Stream from Apache Pulsar

Preview

This feature is in Public Preview.

In Databricks Runtime 14.1 and above, you can use Structured Streaming to stream data from Apache Pulsar on Databricks.

Structured Streaming provides exactly-once processing semantics for data read from Pulsar sources.

Syntax example

The following is a basic example of using Structured Streaming to read from Pulsar:

query = spark.readStream
  .format("pulsar")
  .option("service.url", "pulsar://broker.example.com:6650")
  .option("topics", "topic1,topic2")
  .load()

You must always provide a service.url and one of the following options to specify topics:

  • topic

  • topics

  • topicsPattern

For a complete list of options, see Configure options for Pulsar streaming read.

Authenticate to Pulsar

Databricks supports truststore and keystore authentication to Pulsar. Databricks recommends using secrets when storing configuration details.

You can set the following options during stream configuration:

  • pulsar.client.authPluginClassName

  • pulsar.client.authParams

  • pulsar.client.useKeyStoreTls

  • pulsar.client.tlsTrustStoreType

  • pulsar.client.tlsTrustStorePath

  • pulsar.client.tlsTrustStorePassword

If the stream uses a PulsarAdmin, also set the following:

  • pulsar.admin.authPluginClassName

  • pulsar.admin.authParams

The following example demonstrates configuring authentication options:

val clientAuthParams = dbutils.secrets.get(scope = "pulsar", key = "clientAuthParams")
val clientPw = dbutils.secrets.get(scope = "pulsar", key = "clientPw")

// clientAuthParams is a comma-separated list of key-value pairs, such as:
//"keyStoreType:JKS,keyStorePath:/var/private/tls/client.keystore.jks,keyStorePassword:clientpw"

query = spark.readStream
  .format("pulsar")
  .option("service.url", "pulsar://broker.example.com:6650")
  .option("topics", "topic1,topic2")
  .option("startingOffsets", startingOffsets)
  .option("pulsar.client.authPluginClassName", "org.apache.pulsar.client.impl.auth.AuthenticationKeyStoreTls")
  .option("pulsar.client.authParams", clientAuthParams)
  .option("pulsar.client.useKeyStoreTls", "true")
  .option("pulsar.client.tlsTrustStoreType", "JKS")
  .option("pulsar.client.tlsTrustStorePath", trustStorePath)
  .option("pulsar.client.tlsTrustStorePassword", clientPw)
  .load()

Pulsar schema

The schema of records read from Pulsar depends on how topics have their schemas encoded.

  • For topics with Avro or JSON schema, field names and field types are preserved in the resulting Spark DataFrame.

  • For topics without schema or with a simple data type in Pulsar, the payload is loaded to a value column.

  • If the reader is configured to read multiple topics with different schemas, set allowDifferentTopicSchemas to load the raw content to a value column.

Pulsar records have the following metadata fields:

Column

Type

__key

binary

__topic

string

__messageId

binary

__publishTime

timestamp

__eventTime

timestamp

__messageProperties

map<String, String>

Configure options for Pulsar streaming read

All options are configured as part of a Structured Streaming read using .option("<optionName>", "<optionValue>") syntax.
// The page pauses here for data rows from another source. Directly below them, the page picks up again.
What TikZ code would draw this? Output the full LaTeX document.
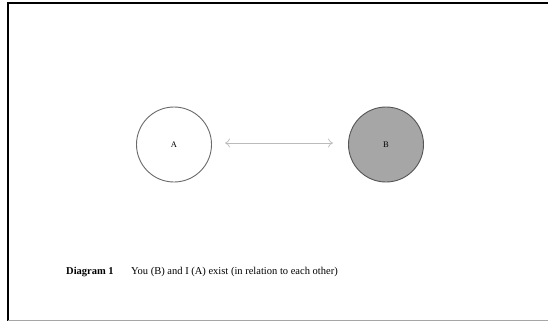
\documentclass[tikz,border=0pt]{standalone}
\usepackage{fontspec}
\setmainfont{Liberation Serif}
\usetikzlibrary{arrows.meta}
\definecolor{bfill}{HTML}{A6A6A6}
\definecolor{bline}{HTML}{555555}
\definecolor{aline}{HTML}{6A6A6A}
\definecolor{arrowc}{HTML}{BBBBBB}
\begin{document}
\begin{tikzpicture}[x=1pt,y=-1pt,
  circ/.style={circle,minimum size=75pt,inner sep=0pt,line width=0.9pt,font=\fontsize{8.5}{9}\selectfont},
  link/.style={draw=arrowc,line width=0.7pt,{To[length=5pt,width=9pt]}-{To[length=5pt,width=9pt]}},
  captext/.style={anchor=base west,font=\fontsize{10.5}{12}\selectfont,inner sep=0pt}]
\useasboundingbox (0,0) rectangle (548,322);
\fill[white] (0,0) rectangle (548,322);
\draw[line width=2pt] (7.5,3) -- (548,3);
\draw[line width=2.4pt] (8,2) -- (8,321);
\draw[gray!70,line width=1pt] (8,320.5) -- (548,320.5);
\node[circ,draw=aline] (A) at (174,144.5) {A};
\node[circ,draw=bline,fill=bfill] (B) at (386,144.5) {B};
\coordinate (al) at (225,143);
\coordinate (ar) at (333,143);
\draw[link] (al) -- (ar);
\node[captext] (d1) at (66,274) {\textbf{Diagram 1}};
\node[captext] (d2) at (131,274) {You (B) and I (A) exist (in relation to each other)};
\end{tikzpicture}
\end{document}
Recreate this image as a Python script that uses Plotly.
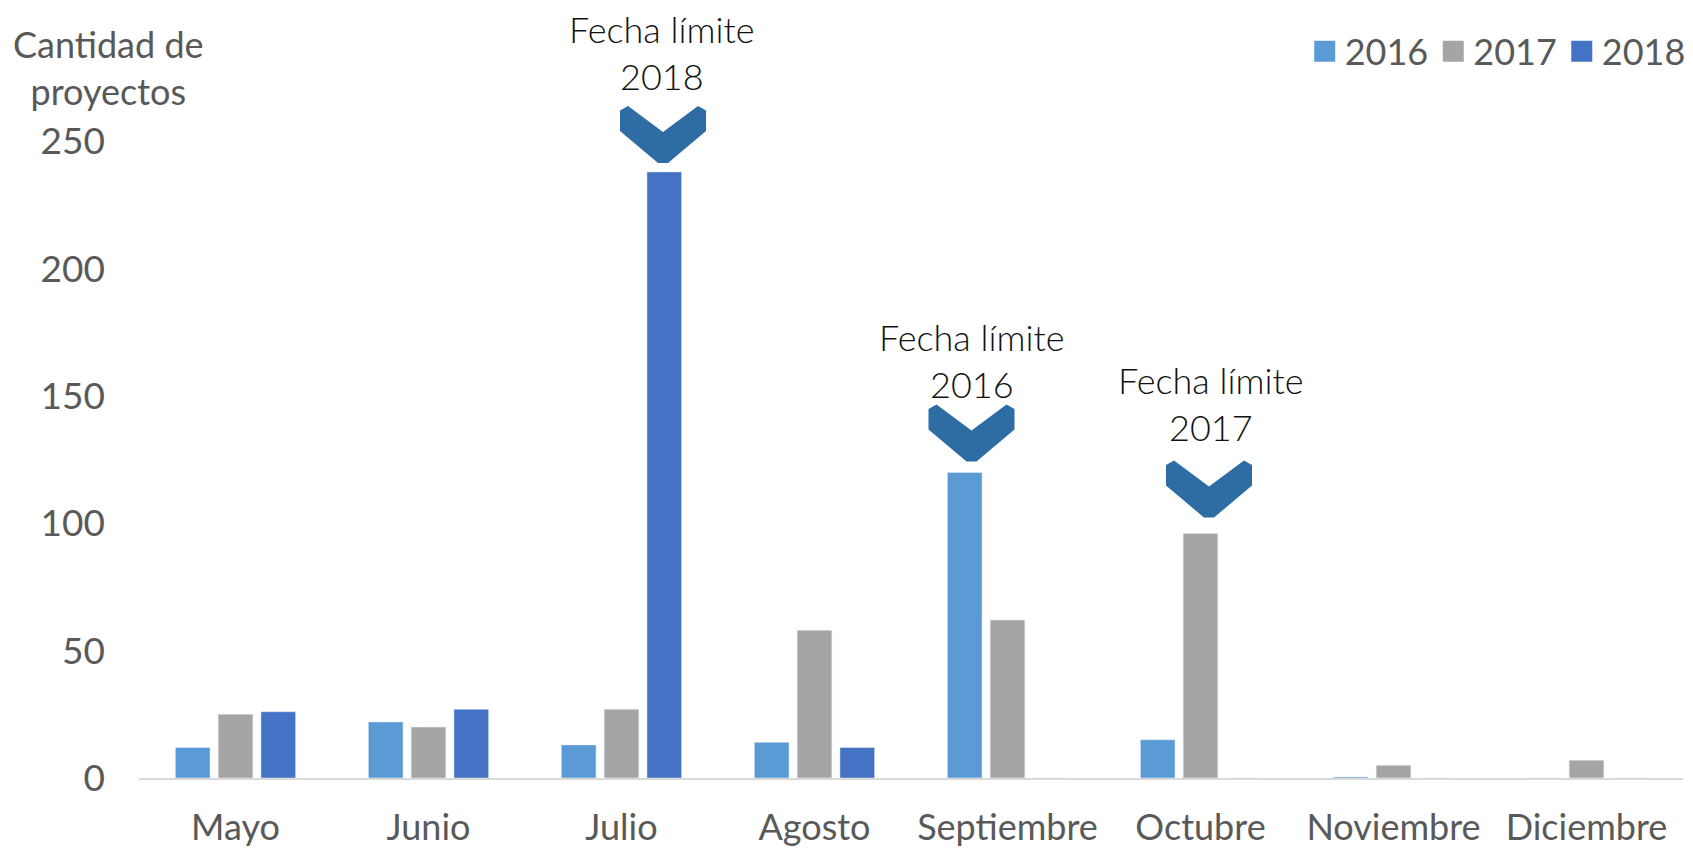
import plotly.graph_objects as go

months = ["Mayo", "Junio", "Julio", "Agosto", "Septiembre", "Octubre", "Noviembre", "Diciembre"]
years = ["2016", "2017", "2018"]
v2016 = [12, 22, 13, 14, 120, 15, 0.4, 0]
v2017 = [25, 20, 27, 58, 62, 96, 5, 7]
v2018 = [26, 27, 238, 12, 0, 0, 0, 0]
y_ticks = [0, 50, 100, 150, 200, 250]

colors = {"2016": "#5B9BD5", "2017": "#A5A5A5", "2018": "#4472C4"}
series = {"2016": v2016, "2017": v2017, "2018": v2018}

# deadline markers: (month, year series, label)
deadlines = [("Julio", "2018", "Fecha límite<br>2018"),
             ("Septiembre", "2016", "Fecha límite<br>2016"),
             ("Octubre", "2017", "Fecha límite<br>2017")]

FONT = "Lato, 'Open Sans', sans-serif"
GREY = "#595959"

fig = go.Figure()
for yr in years:
    fig.add_trace(go.Bar(x=months, y=series[yr], name=yr, marker_color=colors[yr],
                         showlegend=False))
for yr in years:
    fig.add_trace(go.Scatter(x=[None], y=[None], mode="markers", name=yr,
                             marker=dict(symbol="square", size=16, color=colors[yr],
                                         line=dict(width=5, color=colors[yr]))))

# style offsets (pixels) per deadline: chevron x shift, gap above bar, text x shift, text y shift
style = {"Julio": (41.5, 9, 40, 119),
         "Septiembre": (-36, 11, -35.5, 112),
         "Octubre": (8.5, 16, 10.5, 130)}

chev = [(-5, 0), (5, 0), (43, 32), (43, 52.5), (35, 57), (0, 31),
        (-35, 57), (-43, 52.5), (-43, 32)]

for m, yr, label in deadlines:
    val = series[yr][months.index(m)]
    dx, gap, tx, ty = style[m]
    pts = [(dx + px, gap + py) for px, py in chev]
    path = "M" + " L".join(f"{px},{py}" for px, py in pts) + " Z"
    fig.add_shape(type="path", xref="x", yref="y", xsizemode="pixel", ysizemode="pixel",
                  xanchor=m, yanchor=val, path=path, fillcolor="#2E6CA4",
                  line=dict(width=0), layer="above")
    fig.add_annotation(x=m, y=val, text=label, showarrow=False, xshift=tx, yshift=ty,
                       yanchor="middle", xanchor="center",
                       font=dict(family=FONT, size=36, color="#111111", weight=300))

PLOT_H = 849 - 13.6 - 71.0
fig.add_annotation(xref="paper", yref="paper", x=(108 - 139) / 1544, y=(778 - 67) / PLOT_H,
                   text="Cantidad de<br>proyectos", showarrow=False, xanchor="center",
                   yanchor="middle", font=dict(family=FONT, size=36, color=GREY))

fig.update_layout(
    width=1693, height=849,
    margin=dict(l=139, r=10, t=13.6, b=71.0, autoexpand=False),
    paper_bgcolor="white", plot_bgcolor="white",
    barmode="group", bargap=0.335, bargroupgap=0.19,
    font=dict(family=FONT, size=36, color=GREY),
    legend=dict(orientation="h", xref="paper", yref="paper",
                x=1.005, xanchor="right", y=(778 - 51) / PLOT_H, yanchor="middle",
                font=dict(family=FONT, size=36, color=GREY),
                bgcolor="rgba(0,0,0,0)", itemwidth=30),
    xaxis=dict(showgrid=False, showline=True, linecolor="#D9D9D9", linewidth=2,
               ticks="", tickfont=dict(family=FONT, size=36, color=GREY),
               ticklabelstandoff=17, fixedrange=True, automargin=False),
    yaxis=dict(range=[0, 300], tickvals=y_ticks, showgrid=False, zeroline=False,
               showline=False, ticks="", tickfont=dict(family=FONT, size=37, color=GREY),
               ticklabelstandoff=33, fixedrange=True, automargin=False),
)

fig.write_html("out.html")
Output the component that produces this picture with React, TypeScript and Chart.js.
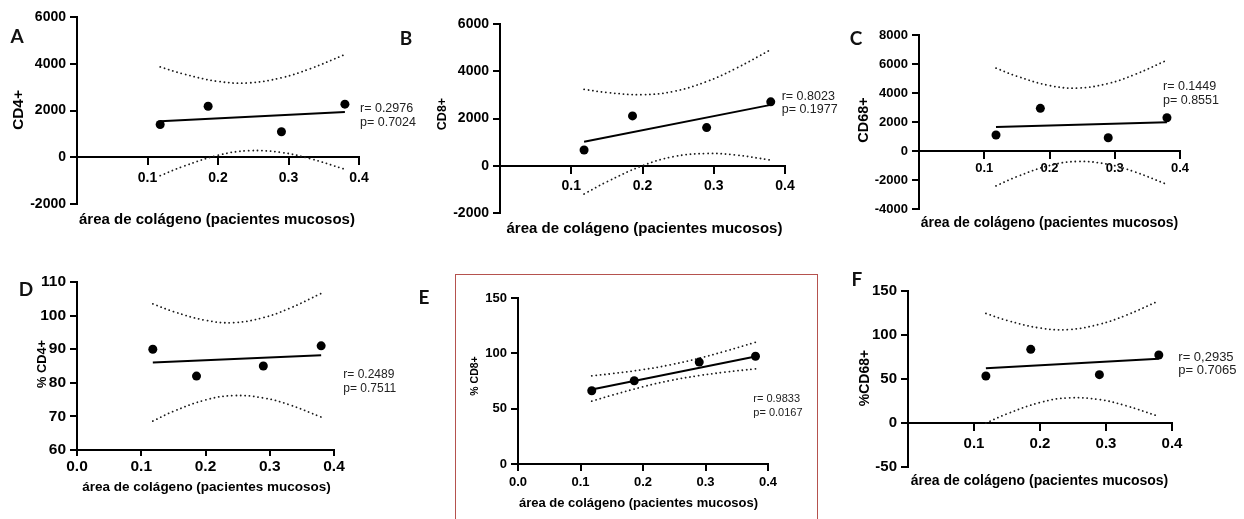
import React, { useEffect, useRef } from 'react';
import { Chart, registerables } from 'chart.js';

Chart.register(...registerables);

// ---------- data ----------
const collagenArea = [0.118, 0.186, 0.29, 0.38];
const fitRange = [0.118, 0.38];
const bandPoints = [0.118, 0.15, 0.2, 0.2435, 0.29, 0.33, 0.38];

// A: CD4+
const cd4Count = [1400, 2180, 1090, 2270];
const cd4CountFit = [1538, 1940];
const cd4CountUpper = [3865, 3572, 3245, 3181, 3401, 3780, 4393];
const cd4CountLower = [-789, -398, 83, 281, 203, -54, -513];

// B: CD8+
const cd8Count = [667, 2110, 1614, 2705];
const cd8CountFit = [1019, 2577];
const cd8CountUpper = [3234, 3098, 3011, 3145, 3564, 4104, 4912];
const cd8CountLower = [-1196, -680, 3, 385, 520, 456, 242];

// C: CD68+
const cd68Count = [1103, 2943, 917, 2297];
const cd68CountFit = [1655, 1979];
const cd68CountUpper = [5716, 5159, 4514, 4340, 4658, 5262, 6260];
const cd68CountLower = [-2406, -1769, -1002, -720, -924, -1428, -2302];

// D: % CD4+
const cd4Pct = [90, 82, 85, 91];
const cd4PctFit = [86.05, 88.2];
const cd4PctUpper = [103.5, 101.2, 98.6, 97.9, 99.4, 102.1, 106.6];
const cd4PctLower = [68.6, 71.5, 74.9, 76.2, 75.5, 73.5, 69.8];

// E: % CD8+
const cd8Pct = [66.2, 75.2, 92.1, 97.4];
const cd8PctFit = [67.4, 97.2];
const cd8PctUpper = [79.6, 81.6, 85.3, 89.6, 95.6, 101.7, 110.0];
const cd8PctLower = [56.8, 62.1, 69.8, 75.4, 79.9, 82.9, 86.0];

// F: %CD68+
const cd68Pct = [53.4, 83.7, 54.9, 77.3];
const cd68PctFit = [62.2, 73.1];
const cd68PctUpper = [124.5, 116.6, 107.9, 106.2, 112.2, 122.3, 138.8];
const cd68PctLower = [-0.1, 10.4, 23.3, 28.6, 26.6, 19.7, 7.5];

const xTitle = 'área de colágeno (pacientes mucosos)';

type Panel = {
  letter: string;
  letterPos: [number, number];
  yTitle: string;
  yTitleSize: number;
  yTitlePos: [number, number];
  xTitleSize: number;
  xTitlePos: [number, number];
  stats: [string, string];
  statsPos: [number, number, number];
  statsSize: number;
  values: number[];
  fit: number[];
  upper: number[];
  lower: number[];
  yMin: number;
  yMax: number;
  yStep: number;
  xAtZero: boolean;
  area: { l: number; t: number; r: number; b: number };
  tickSize: number;
  xPad: number;
  xTickLen: number;
};

const panels: Panel[] = [
  {
    letter: 'A', letterPos: [17, 35],
    yTitle: 'CD4+', yTitleSize: 15.5, yTitlePos: [17.5, 110],
    xTitleSize: 15, xTitlePos: [217, 218],
    stats: ['r= 0.2976', 'p= 0.7024'], statsPos: [360, 108, 122], statsSize: 12.5,
    values: cd4Count, fit: cd4CountFit, upper: cd4CountUpper, lower: cd4CountLower,
    yMin: -2000, yMax: 6000, yStep: 2000, xAtZero: true,
    area: { l: 77, t: 17, r: 359, b: 204 }, tickSize: 14, xPad: 5, xTickLen: 7,
  },
  {
    letter: 'B', letterPos: [406, 37],
    yTitle: 'CD8+', yTitleSize: 12.5, yTitlePos: [442, 114],
    xTitleSize: 15, xTitlePos: [644.5, 226.7],
    stats: ['r= 0.8023', 'p= 0.1977'], statsPos: [781.7, 96.7, 110], statsSize: 12.5,
    values: cd8Count, fit: cd8CountFit, upper: cd8CountUpper, lower: cd8CountLower,
    yMin: -2000, yMax: 6000, yStep: 2000, xAtZero: true,
    area: { l: 500, t: 24, r: 785, b: 213 }, tickSize: 14, xPad: 5, xTickLen: 7,
  },
  {
    letter: 'C', letterPos: [856, 37],
    yTitle: 'CD68+', yTitleSize: 14.5, yTitlePos: [863, 120],
    xTitleSize: 14, xTitlePos: [1049.5, 221.7],
    stats: ['r= 0.1449', 'p= 0.8551'], statsPos: [1163, 87, 100.7], statsSize: 12.5,
    values: cd68Count, fit: cd68CountFit, upper: cd68CountUpper, lower: cd68CountLower,
    yMin: -4000, yMax: 8000, yStep: 2000, xAtZero: true,
    area: { l: 919, t: 35, r: 1180, b: 209 }, tickSize: 13, xPad: 3, xTickLen: 7,
  },
  {
    letter: 'D', letterPos: [26, 288],
    yTitle: '% CD4+', yTitleSize: 12.8, yTitlePos: [42, 364],
    xTitleSize: 13.5, xTitlePos: [206.5, 486.7],
    stats: ['r= 0.2489', 'p= 0.7511'], statsPos: [343.3, 375, 388.3], statsSize: 12,
    values: cd4Pct, fit: cd4PctFit, upper: cd4PctUpper, lower: cd4PctLower,
    yMin: 60, yMax: 110, yStep: 10, xAtZero: false,
    area: { l: 77, t: 282, r: 334, b: 450 }, tickSize: 15.5, xPad: 1, xTickLen: 6,
  },
  {
    letter: 'E', letterPos: [424, 296],
    yTitle: '% CD8+', yTitleSize: 10.5, yTitlePos: [474, 376],
    xTitleSize: 13, xTitlePos: [638.5, 502],
    stats: ['r= 0.9833', 'p= 0.0167'], statsPos: [753.3, 397.7, 411.7], statsSize: 11,
    values: cd8Pct, fit: cd8PctFit, upper: cd8PctUpper, lower: cd8PctLower,
    yMin: 0, yMax: 150, yStep: 50, xAtZero: false,
    area: { l: 518, t: 298, r: 768, b: 464 }, tickSize: 13, xPad: 4, xTickLen: 7,
  },
  {
    letter: 'F', letterPos: [857, 278],
    yTitle: '%CD68+', yTitleSize: 14, yTitlePos: [864, 378],
    xTitleSize: 14, xTitlePos: [1039.5, 480],
    stats: ['r= 0,2935', 'p= 0.7065'], statsPos: [1178.3, 357.3, 370], statsSize: 13,
    values: cd68Pct, fit: cd68PctFit, upper: cd68PctUpper, lower: cd68PctLower,
    yMin: -50, yMax: 150, yStep: 50, xAtZero: true,
    area: { l: 908, t: 291, r: 1172, b: 467 }, tickSize: 15, xPad: 5, xTickLen: 7,
  },
];

const SANS = '"Liberation Sans", Arial, Helvetica, sans-serif';
const PL = 90, PT = 14, PR = 24, PB = 34, YW = 50, XH = 26;

function ChartPanel({ p }: { p: Panel }) {
  const ref = useRef<HTMLCanvasElement>(null);
  const w = p.area.r - p.area.l + PL + PR;
  const h = p.area.b - p.area.t + PT + PB;

  useEffect(() => {
    const font = { family: SANS, weight: 'bold' as const, size: p.tickSize };
    const zeroPad = (s: any) => {
      s.paddingLeft = 0; s.paddingRight = 0; s.paddingTop = 0; s.paddingBottom = 0;
    };
    const band = (vals: number[]) => ({
      data: bandPoints.map((x, i) => ({ x, y: vals[i] })),
      showLine: true,
      borderColor: '#1a1a1a',
      borderWidth: 1.8,
      borderDash: [0.1, 4.3],
      borderCapStyle: 'round' as const,
      pointRadius: 0,
      tension: 0.4,
      fill: false,
    });
    const chart = new Chart(ref.current as HTMLCanvasElement, {
      type: 'scatter',
      data: {
        datasets: [
          {
            data: collagenArea.map((x, i) => ({ x, y: p.values[i] })),
            pointRadius: 4.5,
            pointBackgroundColor: '#000',
            pointBorderColor: '#000',
            pointBorderWidth: 0,
          },
          {
            data: fitRange.map((x, i) => ({ x, y: p.fit[i] })),
            showLine: true,
            borderColor: '#000',
            borderWidth: 2,
            pointRadius: 0,
          },
          band(p.upper) as any,
          band(p.lower) as any,
        ],
      },
      options: {
        animation: false,
        responsive: false,
        devicePixelRatio: 1,
        layout: {
          padding: { left: PL - YW, top: PT, right: PR, bottom: p.xAtZero ? PB : PB - XH },
        },
        plugins: { legend: { display: false }, tooltip: { enabled: false } },
        scales: {
          x: {
            type: 'linear',
            min: 0,
            max: 0.4,
            position: (p.xAtZero ? { y: 0 } : 'bottom') as any,
            ticks: {
              stepSize: 0.1,
              font,
              color: '#000',
              padding: p.xPad,
              maxRotation: 0,
              autoSkip: false,
              callback: (v: any) => (p.xAtZero && Math.abs(Number(v)) < 1e-9 ? '' : Number(v).toFixed(1)),
            },
            grid: { drawOnChartArea: false, drawTicks: true, tickLength: p.xTickLen, color: '#000', lineWidth: 2 },
            border: { display: true, color: '#000', width: 2 },
            afterFit: (s: any) => { zeroPad(s); if (!p.xAtZero) s.height = XH; },
          },
          y: {
            type: 'linear',
            min: p.yMin,
            max: p.yMax,
            position: 'left',
            ticks: {
              stepSize: p.yStep,
              font,
              color: '#000',
              padding: 4,
              callback: (v: any) => String(v),
            },
            grid: { drawOnChartArea: false, drawTicks: true, tickLength: 7, color: '#000', lineWidth: 2 },
            border: { display: true, color: '#000', width: 2 },
            afterFit: (s: any) => { zeroPad(s); s.width = YW; },
          },
        },
      },
    });
    return () => chart.destroy();
  }, [p]);

  return (
    <canvas
      ref={ref}
      width={w}
      height={h}
      style={{ position: 'absolute', left: p.area.l - PL, top: p.area.t - PT, width: w, height: h }}
    />
  );
}

function Texts({ p }: { p: Panel }) {
  const lh = p.statsPos[2] - p.statsPos[1];
  return (
    <>
      <div
        style={{
          position: 'absolute', left: p.letterPos[0], top: p.letterPos[1],
          transform: 'translate(-50%, -50%)', font: `bold 19px Lato, "Open Sans", sans-serif`,
          lineHeight: 1, color: '#111',
        }}
      >
        {p.letter}
      </div>
      <div
        style={{
          position: 'absolute', left: p.yTitlePos[0], top: p.yTitlePos[1],
          transform: 'translate(-50%, -50%) rotate(-90deg)', font: `bold ${p.yTitleSize}px ${SANS}`,
          lineHeight: 1, whiteSpace: 'nowrap', color: '#000',
        }}
      >
        {p.yTitle}
      </div>
      <div
        style={{
          position: 'absolute', left: p.xTitlePos[0], top: p.xTitlePos[1],
          transform: 'translate(-50%, -50%)', font: `bold ${p.xTitleSize}px ${SANS}`,
          lineHeight: 1, whiteSpace: 'nowrap', color: '#000',
        }}
      >
        {xTitle}
      </div>
      <div
        style={{
          position: 'absolute', left: p.statsPos[0], top: p.statsPos[1] - lh / 2,
          font: `${p.statsSize}px ${SANS}`, lineHeight: `${lh}px`, whiteSpace: 'nowrap', color: '#222',
        }}
      >
        <div>{p.stats[0]}</div>
        <div>{p.stats[1]}</div>
      </div>
    </>
  );
}

export default function App() {
  return (
    <div
      style={{
        position: 'absolute', left: 0, top: 0, width: 1244, height: 519,
        overflow: 'hidden', background: '#fff',
      }}
    >
      <div
        style={{
          position: 'absolute', left: 455, top: 274, width: 363, height: 260,
          border: '1.5px solid #b5524e', boxSizing: 'border-box',
        }}
      />
      {panels.map((p) => (
        <React.Fragment key={p.letter}>
          <ChartPanel p={p} />
          <Texts p={p} />
        </React.Fragment>
      ))}
    </div>
  );
}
You can also configure authentication using options. See Authenticate to Pulsar.

The following table describes required configurations for Pulsar. You must specify only one of the options topic, topics or topicsPattern.

Option

Default value

Description

service.url

none

The Pulsar serviceUrl configuration for the Pulsar service.

topic

none

A topic name string for the topic to consume.

topics

none

A comma-separated list of the topics to consume.

topicsPattern

none

A Java regex string to match on topics to consume.

The following table describes other options supported for Pulsar:

Option

Default value

Description

predefinedSubscription

none

The predefined subscription name used by the connector to track spark application progress.

subscriptionPrefix

none

A prefix used by the connector to generate a random subscription to track spark application progress.

pollTimeoutMs

120000

The timeout for reading messages from Pulsar in milliseconds.

waitingForNonExistedTopic

false

Whether the connector should wait until the desired topics are created.

failOnDataLoss

true

Controls whether to fail a query when data is lost (for example, topics are deleted, or messages are deleted because of retention policy).

allowDifferentTopicSchemas

false

If multiple topics with different schemas are read, use this parameter to turn off automatic schema-based topic value deserialization. Only the raw values are returned when this is true.

startingOffsets

latest

If latest, the reader reads the newest records after it starts running. If earliest, the reader reads from the earliest offset. The user can also specify a JSON string that specifies a specific offset.

maxBytesPerTrigger

none

A soft limit of the maximum number of bytes we want to process per microbatch. If this is specified, admin.url also needs to be specified.

admin.url

none

The Pulsar serviceHttpUrl configuration. Only needed when maxBytesPerTrigger is specified.

You can also specify any Pulsar client, admin, and reader configurations using the following patterns:

Pattern

Link to conifiguration options

pulsar.client.*

Pulsar client configuration

pulsar.admin.*

Pulsar admin configuration

pulsar.reader.*

Pulsar reader configuration

Construct starting offsets JSON

You can manually construct a message ID to specify a specific offset and pass this as a JSON to the startingOffsets option. The following code example demonstrates this syntax:

import org.apache.spark.sql.pulsar.JsonUtils
import org.apache.pulsar.client.api.MessageId
import org.apache.pulsar.client.impl.MessageIdImpl

val topic = "my-topic"
val msgId: MessageId = new MessageIdImpl(ledgerId, entryId, partitionIndex)
val startOffsets = JsonUtils.topicOffsets(Map(topic -> msgId))

query = spark.readStream
  .format("pulsar")
  .option("service.url", "pulsar://broker.example.com:6650")
  .option("topic", topic)
  .option("startingOffsets", startOffsets)
  .load()